The South China Morning Post. “Major cities in China are slashing the price of land they are auctioning off. Beijing put 12 parcels of land on the market on November 19, including two in eastern Chaoyang district with a combined reserve price of 4.8 billion yuan (HK$5.9 billion), 15 per cent lower than they were priced in September. Hangzhou in eastern Zhejiang Province cut the price of four plots that had to be scrapped from the last round because of a lack of interest by as much as 15 per cent.

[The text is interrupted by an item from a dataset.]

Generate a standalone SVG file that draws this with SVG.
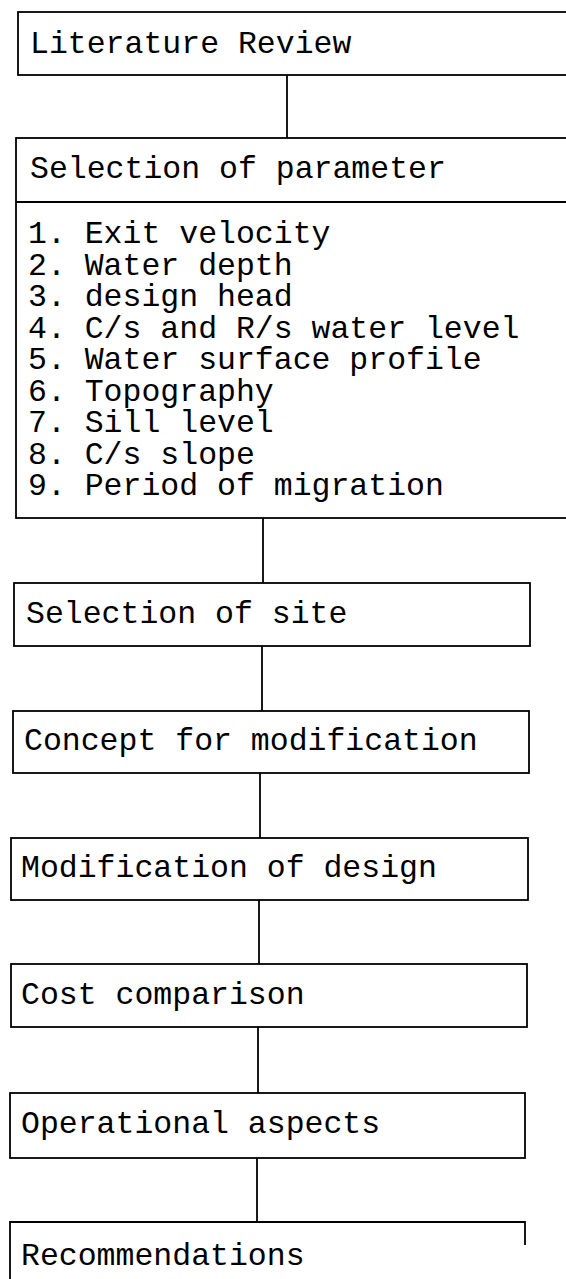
<svg xmlns="http://www.w3.org/2000/svg" width="566" height="1279" viewBox="0 0 566 1279">
<style>
.box{fill:none;stroke:#000;stroke-width:1.8}
.ln{fill:none;stroke:#000;stroke-width:1.8}
text{font-family:"Liberation Mono","Courier New",monospace;font-size:31.5px;fill:#000}
</style>
<rect width="566" height="1279" fill="#fff"/>
<g id="connectors">
<line class="ln" x1="287" y1="75" x2="287" y2="138"/>
<line class="ln" x1="263" y1="518" x2="263" y2="583"/>
<line class="ln" x1="262" y1="646" x2="262" y2="711"/>
<line class="ln" x1="260" y1="773" x2="260" y2="838"/>
<line class="ln" x1="259" y1="900" x2="259" y2="964"/>
<line class="ln" x1="258" y1="1027" x2="258" y2="1093"/>
<line class="ln" x1="257" y1="1158" x2="257" y2="1222"/>
</g>
<g id="n1">
<rect class="box" x="18" y="12" width="560" height="63"/>
<text x="30" y="53">Literature Review</text>
</g>
<g id="n2">
<rect class="box" x="16" y="138" width="560" height="380"/>
<line class="ln" x1="16" y1="202" x2="566" y2="202"/>
<text x="30" y="178">Selection of parameter</text>
<text x="28" y="243">1. Exit velocity</text>
<text x="28" y="274.5">2. Water depth</text>
<text x="28" y="306">3. design head</text>
<text x="28" y="337.5">4. C/s and R/s water level</text>
<text x="28" y="369">5. Water surface profile</text>
<text x="28" y="400.5">6. Topography</text>
<text x="28" y="432">7. Sill level</text>
<text x="28" y="463.5">8. C/s slope</text>
<text x="28" y="495">9. Period of migration</text>
</g>
<g id="n3">
<rect class="box" x="14" y="583" width="516" height="63"/>
<text x="26" y="623">Selection of site</text>
</g>
<g id="n4">
<rect class="box" x="13" y="711" width="516" height="62"/>
<text x="24" y="750">Concept for modification</text>
</g>
<g id="n5">
<rect class="box" x="11" y="838" width="517" height="62"/>
<text x="21" y="877">Modification of design</text>
</g>
<g id="n6">
<rect class="box" x="11" y="964" width="516" height="63"/>
<text x="21" y="1004">Cost comparison</text>
</g>
<g id="n7">
<rect class="box" x="10" y="1093" width="515" height="65"/>
<text x="21" y="1133">Operational aspects</text>
</g>
<g id="n8">
<path class="ln" d="M10,1279 V1222 H525 V1245"/>
<text x="21" y="1265">Recommendations</text>
</g>
</svg>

Guangzhou, capital of Guangdong Province, auctioned six plots that did not find a buyer in September’s land auction, with prices down as much as 20 per cent.”

From Bloomberg. “Chinese Estates Holdings Ltd., a long-time supporter of China Evergrande Group, has further cut its stake in the embattled property developer. The Hong Kong firm, led by Chief Executive Officer Chan Hoi-wan, sold about 270 million Evergrande shares since its last disclosure on Oct. 6, lowering its stake to 2.36% as of Friday, according to a filing late Tuesday. It revised its expected loss if it got rid of all of its holding to HK$10.6 billion ($1.4 billion) from HK$10.4 billion last month.”

“Separately, Chinese Estates said it saw a HK$1.4 billion loss from offloading its notes in another cash-strapped developer, Kaisa Group Holdings Ltd. Kaisa’s stock slumped 73% this year before trading was halted.”